> _TASK INSTRUCTIONS_
Starting at the line that contains "Convert this diagram to TikZ code.", reproduce each line exactly up to and including the line that contains "(b2) at (515,493);". Reproduce nothing else.

> _Source code of charts_

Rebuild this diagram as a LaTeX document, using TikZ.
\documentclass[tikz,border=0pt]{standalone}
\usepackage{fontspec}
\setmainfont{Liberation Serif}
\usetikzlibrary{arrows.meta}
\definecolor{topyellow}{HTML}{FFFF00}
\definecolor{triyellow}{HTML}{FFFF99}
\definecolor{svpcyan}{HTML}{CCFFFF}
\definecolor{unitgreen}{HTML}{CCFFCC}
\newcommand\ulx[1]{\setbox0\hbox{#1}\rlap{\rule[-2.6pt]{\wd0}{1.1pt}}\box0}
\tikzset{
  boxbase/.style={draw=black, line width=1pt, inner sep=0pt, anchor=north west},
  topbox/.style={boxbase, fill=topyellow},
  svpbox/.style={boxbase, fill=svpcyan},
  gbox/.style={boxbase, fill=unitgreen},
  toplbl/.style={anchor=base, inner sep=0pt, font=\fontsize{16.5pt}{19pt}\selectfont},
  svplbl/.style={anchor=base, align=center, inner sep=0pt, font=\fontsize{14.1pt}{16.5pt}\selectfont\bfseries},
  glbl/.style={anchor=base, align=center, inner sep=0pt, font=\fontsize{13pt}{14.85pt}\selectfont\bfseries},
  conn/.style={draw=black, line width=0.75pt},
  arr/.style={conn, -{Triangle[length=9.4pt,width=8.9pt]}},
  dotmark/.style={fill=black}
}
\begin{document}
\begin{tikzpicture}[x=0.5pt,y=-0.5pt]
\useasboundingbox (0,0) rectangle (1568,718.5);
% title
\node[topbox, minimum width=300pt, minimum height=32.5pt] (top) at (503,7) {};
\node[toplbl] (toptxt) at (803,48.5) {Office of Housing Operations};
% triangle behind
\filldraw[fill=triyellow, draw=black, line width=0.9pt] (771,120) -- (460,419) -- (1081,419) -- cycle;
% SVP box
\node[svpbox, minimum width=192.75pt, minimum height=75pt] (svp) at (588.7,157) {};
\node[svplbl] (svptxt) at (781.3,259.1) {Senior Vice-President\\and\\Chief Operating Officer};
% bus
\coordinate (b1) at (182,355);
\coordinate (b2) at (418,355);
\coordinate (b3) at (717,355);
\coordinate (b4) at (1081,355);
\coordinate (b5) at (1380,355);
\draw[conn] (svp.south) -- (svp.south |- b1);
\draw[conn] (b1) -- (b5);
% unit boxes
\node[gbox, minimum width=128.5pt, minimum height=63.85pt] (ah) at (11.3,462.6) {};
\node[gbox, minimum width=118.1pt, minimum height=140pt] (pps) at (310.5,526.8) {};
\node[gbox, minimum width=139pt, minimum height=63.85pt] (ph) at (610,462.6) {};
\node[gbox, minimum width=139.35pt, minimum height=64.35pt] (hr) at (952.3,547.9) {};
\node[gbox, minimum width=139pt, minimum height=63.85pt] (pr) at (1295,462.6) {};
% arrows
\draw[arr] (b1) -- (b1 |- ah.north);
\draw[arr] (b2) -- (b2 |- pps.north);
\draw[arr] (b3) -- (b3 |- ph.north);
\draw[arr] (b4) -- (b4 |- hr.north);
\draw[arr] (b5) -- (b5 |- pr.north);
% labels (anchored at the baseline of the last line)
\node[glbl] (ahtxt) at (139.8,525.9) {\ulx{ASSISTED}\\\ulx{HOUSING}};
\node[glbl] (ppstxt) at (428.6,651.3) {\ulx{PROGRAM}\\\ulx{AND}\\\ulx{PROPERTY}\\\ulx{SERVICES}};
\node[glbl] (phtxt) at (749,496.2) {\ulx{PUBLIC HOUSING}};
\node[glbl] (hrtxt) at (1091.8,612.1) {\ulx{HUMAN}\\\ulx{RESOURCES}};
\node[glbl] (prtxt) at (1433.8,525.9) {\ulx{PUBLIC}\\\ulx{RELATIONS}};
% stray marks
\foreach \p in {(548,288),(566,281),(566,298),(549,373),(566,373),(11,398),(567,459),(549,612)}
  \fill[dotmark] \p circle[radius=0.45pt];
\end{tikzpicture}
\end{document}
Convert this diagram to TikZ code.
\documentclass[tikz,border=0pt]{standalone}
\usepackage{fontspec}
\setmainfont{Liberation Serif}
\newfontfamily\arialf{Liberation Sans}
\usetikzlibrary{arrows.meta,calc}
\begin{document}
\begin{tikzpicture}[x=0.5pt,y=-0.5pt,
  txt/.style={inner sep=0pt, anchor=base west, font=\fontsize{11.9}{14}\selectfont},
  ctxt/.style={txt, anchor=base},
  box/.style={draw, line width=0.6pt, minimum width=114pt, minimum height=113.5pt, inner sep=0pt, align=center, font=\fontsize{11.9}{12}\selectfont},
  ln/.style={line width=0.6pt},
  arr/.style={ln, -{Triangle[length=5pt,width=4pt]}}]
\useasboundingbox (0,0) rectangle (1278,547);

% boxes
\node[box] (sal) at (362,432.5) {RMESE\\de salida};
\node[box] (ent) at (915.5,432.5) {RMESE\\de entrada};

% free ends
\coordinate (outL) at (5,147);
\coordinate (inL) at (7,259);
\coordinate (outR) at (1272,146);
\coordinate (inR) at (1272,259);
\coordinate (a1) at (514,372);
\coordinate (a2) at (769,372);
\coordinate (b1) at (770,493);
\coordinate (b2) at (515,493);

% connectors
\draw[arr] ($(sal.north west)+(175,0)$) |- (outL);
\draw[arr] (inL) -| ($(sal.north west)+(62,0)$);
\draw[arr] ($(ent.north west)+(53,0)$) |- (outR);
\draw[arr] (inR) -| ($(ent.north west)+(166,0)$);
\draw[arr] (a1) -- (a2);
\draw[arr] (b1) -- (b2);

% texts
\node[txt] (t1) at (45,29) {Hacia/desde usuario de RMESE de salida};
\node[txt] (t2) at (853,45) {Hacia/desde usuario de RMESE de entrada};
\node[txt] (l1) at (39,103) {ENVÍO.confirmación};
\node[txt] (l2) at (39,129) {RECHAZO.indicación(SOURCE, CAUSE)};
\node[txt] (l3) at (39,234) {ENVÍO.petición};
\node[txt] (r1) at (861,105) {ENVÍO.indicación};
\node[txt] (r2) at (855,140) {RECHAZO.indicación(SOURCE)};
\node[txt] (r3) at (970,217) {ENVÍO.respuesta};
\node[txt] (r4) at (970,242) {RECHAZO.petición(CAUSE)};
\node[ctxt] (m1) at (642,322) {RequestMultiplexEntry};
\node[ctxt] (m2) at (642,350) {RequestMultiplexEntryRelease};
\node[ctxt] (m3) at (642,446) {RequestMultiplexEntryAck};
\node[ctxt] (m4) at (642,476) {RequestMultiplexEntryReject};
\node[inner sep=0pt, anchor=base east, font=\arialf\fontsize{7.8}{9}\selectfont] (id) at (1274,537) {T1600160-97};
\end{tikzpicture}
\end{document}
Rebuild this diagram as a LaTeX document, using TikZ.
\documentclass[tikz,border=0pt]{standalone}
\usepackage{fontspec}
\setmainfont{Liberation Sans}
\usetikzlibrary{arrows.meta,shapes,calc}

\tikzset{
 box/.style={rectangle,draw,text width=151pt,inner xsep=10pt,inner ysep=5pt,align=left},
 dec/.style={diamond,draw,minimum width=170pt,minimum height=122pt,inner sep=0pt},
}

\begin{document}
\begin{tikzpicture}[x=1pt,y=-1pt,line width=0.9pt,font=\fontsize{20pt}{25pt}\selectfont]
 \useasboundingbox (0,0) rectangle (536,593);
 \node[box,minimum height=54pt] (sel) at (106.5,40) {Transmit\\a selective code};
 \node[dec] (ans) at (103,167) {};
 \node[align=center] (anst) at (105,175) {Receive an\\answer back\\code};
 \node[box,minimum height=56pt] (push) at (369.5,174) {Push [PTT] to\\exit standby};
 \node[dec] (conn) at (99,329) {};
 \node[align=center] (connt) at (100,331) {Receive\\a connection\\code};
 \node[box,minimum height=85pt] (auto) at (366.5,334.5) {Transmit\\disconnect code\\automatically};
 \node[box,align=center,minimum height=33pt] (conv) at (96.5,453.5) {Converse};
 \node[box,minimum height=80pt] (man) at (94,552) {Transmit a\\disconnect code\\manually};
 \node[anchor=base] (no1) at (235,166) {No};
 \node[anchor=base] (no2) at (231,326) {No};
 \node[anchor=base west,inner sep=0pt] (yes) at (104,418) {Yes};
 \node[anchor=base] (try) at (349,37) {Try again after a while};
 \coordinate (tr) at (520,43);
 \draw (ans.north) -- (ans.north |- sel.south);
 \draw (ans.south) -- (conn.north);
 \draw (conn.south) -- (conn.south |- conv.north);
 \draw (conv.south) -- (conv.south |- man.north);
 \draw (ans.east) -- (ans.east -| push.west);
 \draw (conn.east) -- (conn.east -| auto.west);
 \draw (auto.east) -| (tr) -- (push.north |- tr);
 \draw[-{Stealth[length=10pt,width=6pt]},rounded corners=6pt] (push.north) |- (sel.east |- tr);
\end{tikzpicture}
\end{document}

> _WRITTEN RESPONSE_
Convert this diagram to TikZ code.
\documentclass[tikz,border=0pt]{standalone}
\usepackage{fontspec}
\setmainfont{Liberation Serif}
\newfontfamily\arialf{Liberation Sans}
\usetikzlibrary{arrows.meta,calc}
\begin{document}
\begin{tikzpicture}[x=0.5pt,y=-0.5pt,
  txt/.style={inner sep=0pt, anchor=base west, font=\fontsize{11.9}{14}\selectfont},
  ctxt/.style={txt, anchor=base},
  box/.style={draw, line width=0.6pt, minimum width=114pt, minimum height=113.5pt, inner sep=0pt, align=center, font=\fontsize{11.9}{12}\selectfont},
  ln/.style={line width=0.6pt},
  arr/.style={ln, -{Triangle[length=5pt,width=4pt]}}]
\useasboundingbox (0,0) rectangle (1278,547);

% boxes
\node[box] (sal) at (362,432.5) {RMESE\\de salida};
\node[box] (ent) at (915.5,432.5) {RMESE\\de entrada};

% free ends
\coordinate (outL) at (5,147);
\coordinate (inL) at (7,259);
\coordinate (outR) at (1272,146);
\coordinate (inR) at (1272,259);
\coordinate (a1) at (514,372);
\coordinate (a2) at (769,372);
\coordinate (b1) at (770,493);
\coordinate (b2) at (515,493);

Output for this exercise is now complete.